Source material:
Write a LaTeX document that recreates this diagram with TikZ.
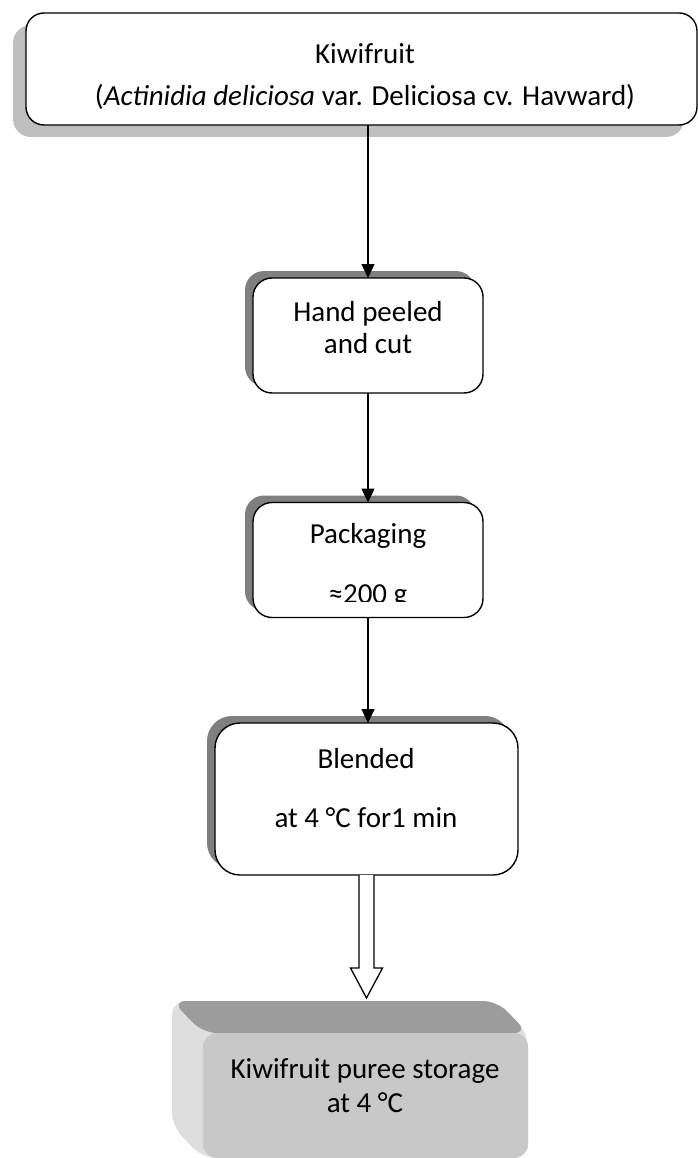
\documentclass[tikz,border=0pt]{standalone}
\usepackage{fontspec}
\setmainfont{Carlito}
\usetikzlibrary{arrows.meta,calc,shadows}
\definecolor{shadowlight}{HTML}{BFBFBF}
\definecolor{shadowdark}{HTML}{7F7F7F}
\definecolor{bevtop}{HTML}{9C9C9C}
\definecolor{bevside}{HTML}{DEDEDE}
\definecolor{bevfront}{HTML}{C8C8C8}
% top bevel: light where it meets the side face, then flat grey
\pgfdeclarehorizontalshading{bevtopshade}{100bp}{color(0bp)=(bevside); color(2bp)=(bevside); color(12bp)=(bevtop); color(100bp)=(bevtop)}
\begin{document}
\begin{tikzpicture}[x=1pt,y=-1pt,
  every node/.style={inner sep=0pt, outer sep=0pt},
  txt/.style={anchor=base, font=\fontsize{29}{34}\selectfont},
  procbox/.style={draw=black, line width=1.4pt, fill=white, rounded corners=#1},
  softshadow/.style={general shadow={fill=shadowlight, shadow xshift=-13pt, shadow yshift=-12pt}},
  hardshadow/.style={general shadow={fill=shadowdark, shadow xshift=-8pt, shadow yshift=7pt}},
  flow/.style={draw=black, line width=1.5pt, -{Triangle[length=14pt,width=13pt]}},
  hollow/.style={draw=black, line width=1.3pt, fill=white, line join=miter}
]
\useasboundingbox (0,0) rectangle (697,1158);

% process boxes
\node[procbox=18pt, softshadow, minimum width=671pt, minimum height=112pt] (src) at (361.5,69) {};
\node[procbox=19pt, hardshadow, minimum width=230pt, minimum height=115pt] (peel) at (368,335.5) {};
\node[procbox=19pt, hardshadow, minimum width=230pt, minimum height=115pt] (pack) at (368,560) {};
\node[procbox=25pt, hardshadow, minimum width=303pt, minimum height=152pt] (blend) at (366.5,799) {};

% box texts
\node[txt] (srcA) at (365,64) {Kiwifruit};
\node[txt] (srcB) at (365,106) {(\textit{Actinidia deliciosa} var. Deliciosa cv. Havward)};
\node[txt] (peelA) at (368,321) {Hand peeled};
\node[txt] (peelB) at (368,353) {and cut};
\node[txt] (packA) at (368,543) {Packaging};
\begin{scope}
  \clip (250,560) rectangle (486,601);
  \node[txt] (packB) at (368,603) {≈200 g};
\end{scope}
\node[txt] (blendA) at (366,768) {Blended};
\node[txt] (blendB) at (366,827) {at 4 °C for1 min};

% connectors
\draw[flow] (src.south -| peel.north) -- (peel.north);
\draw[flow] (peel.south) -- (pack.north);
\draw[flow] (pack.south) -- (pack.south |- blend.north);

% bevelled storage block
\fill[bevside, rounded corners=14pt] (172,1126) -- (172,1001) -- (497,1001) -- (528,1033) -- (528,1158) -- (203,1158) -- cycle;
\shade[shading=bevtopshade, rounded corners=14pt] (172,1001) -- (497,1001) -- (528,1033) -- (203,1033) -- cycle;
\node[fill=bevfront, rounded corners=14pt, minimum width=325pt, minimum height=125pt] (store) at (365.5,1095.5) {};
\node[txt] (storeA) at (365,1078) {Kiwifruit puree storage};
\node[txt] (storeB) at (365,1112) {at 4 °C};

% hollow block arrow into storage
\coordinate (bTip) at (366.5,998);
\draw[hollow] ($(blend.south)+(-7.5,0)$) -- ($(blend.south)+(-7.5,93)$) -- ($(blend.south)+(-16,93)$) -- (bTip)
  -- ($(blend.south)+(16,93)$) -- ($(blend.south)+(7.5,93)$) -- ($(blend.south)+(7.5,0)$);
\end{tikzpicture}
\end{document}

Stated task: Copy out the listing exactly as it stands, but not the pictures.

Task result:
Write a LaTeX document that recreates this diagram with TikZ.
\documentclass[tikz,border=0pt]{standalone}
\usepackage{fontspec}
\setmainfont{Carlito}
\usetikzlibrary{arrows.meta,calc,shadows}
\definecolor{shadowlight}{HTML}{BFBFBF}
\definecolor{shadowdark}{HTML}{7F7F7F}
\definecolor{bevtop}{HTML}{9C9C9C}
\definecolor{bevside}{HTML}{DEDEDE}
\definecolor{bevfront}{HTML}{C8C8C8}
% top bevel: light where it meets the side face, then flat grey
\pgfdeclarehorizontalshading{bevtopshade}{100bp}{color(0bp)=(bevside); color(2bp)=(bevside); color(12bp)=(bevtop); color(100bp)=(bevtop)}
\begin{document}
\begin{tikzpicture}[x=1pt,y=-1pt,
  every node/.style={inner sep=0pt, outer sep=0pt},
  txt/.style={anchor=base, font=\fontsize{29}{34}\selectfont},
  procbox/.style={draw=black, line width=1.4pt, fill=white, rounded corners=#1},
  softshadow/.style={general shadow={fill=shadowlight, shadow xshift=-13pt, shadow yshift=-12pt}},
  hardshadow/.style={general shadow={fill=shadowdark, shadow xshift=-8pt, shadow yshift=7pt}},
  flow/.style={draw=black, line width=1.5pt, -{Triangle[length=14pt,width=13pt]}},
  hollow/.style={draw=black, line width=1.3pt, fill=white, line join=miter}
]
\useasboundingbox (0,0) rectangle (697,1158);

% process boxes
\node[procbox=18pt, softshadow, minimum width=671pt, minimum height=112pt] (src) at (361.5,69) {};
\node[procbox=19pt, hardshadow, minimum width=230pt, minimum height=115pt] (peel) at (368,335.5) {};
\node[procbox=19pt, hardshadow, minimum width=230pt, minimum height=115pt] (pack) at (368,560) {};
\node[procbox=25pt, hardshadow, minimum width=303pt, minimum height=152pt] (blend) at (366.5,799) {};

% box texts
\node[txt] (srcA) at (365,64) {Kiwifruit};
\node[txt] (srcB) at (365,106) {(\textit{Actinidia deliciosa} var. Deliciosa cv. Havward)};
\node[txt] (peelA) at (368,321) {Hand peeled};
\node[txt] (peelB) at (368,353) {and cut};
\node[txt] (packA) at (368,543) {Packaging};
\begin{scope}
  \clip (250,560) rectangle (486,601);
  \node[txt] (packB) at (368,603) {≈200 g};
\end{scope}
\node[txt] (blendA) at (366,768) {Blended};
\node[txt] (blendB) at (366,827) {at 4 °C for1 min};

% connectors
\draw[flow] (src.south -| peel.north) -- (peel.north);
\draw[flow] (peel.south) -- (pack.north);
\draw[flow] (pack.south) -- (pack.south |- blend.north);

% bevelled storage block
\fill[bevside, rounded corners=14pt] (172,1126) -- (172,1001) -- (497,1001) -- (528,1033) -- (528,1158) -- (203,1158) -- cycle;
\shade[shading=bevtopshade, rounded corners=14pt] (172,1001) -- (497,1001) -- (528,1033) -- (203,1033) -- cycle;
\node[fill=bevfront, rounded corners=14pt, minimum width=325pt, minimum height=125pt] (store) at (365.5,1095.5) {};
\node[txt] (storeA) at (365,1078) {Kiwifruit puree storage};
\node[txt] (storeB) at (365,1112) {at 4 °C};

% hollow block arrow into storage
\coordinate (bTip) at (366.5,998);
\draw[hollow] ($(blend.south)+(-7.5,0)$) -- ($(blend.south)+(-7.5,93)$) -- ($(blend.south)+(-16,93)$) -- (bTip)
  -- ($(blend.south)+(16,93)$) -- ($(blend.south)+(7.5,93)$) -- ($(blend.south)+(7.5,0)$);
\end{tikzpicture}
\end{document}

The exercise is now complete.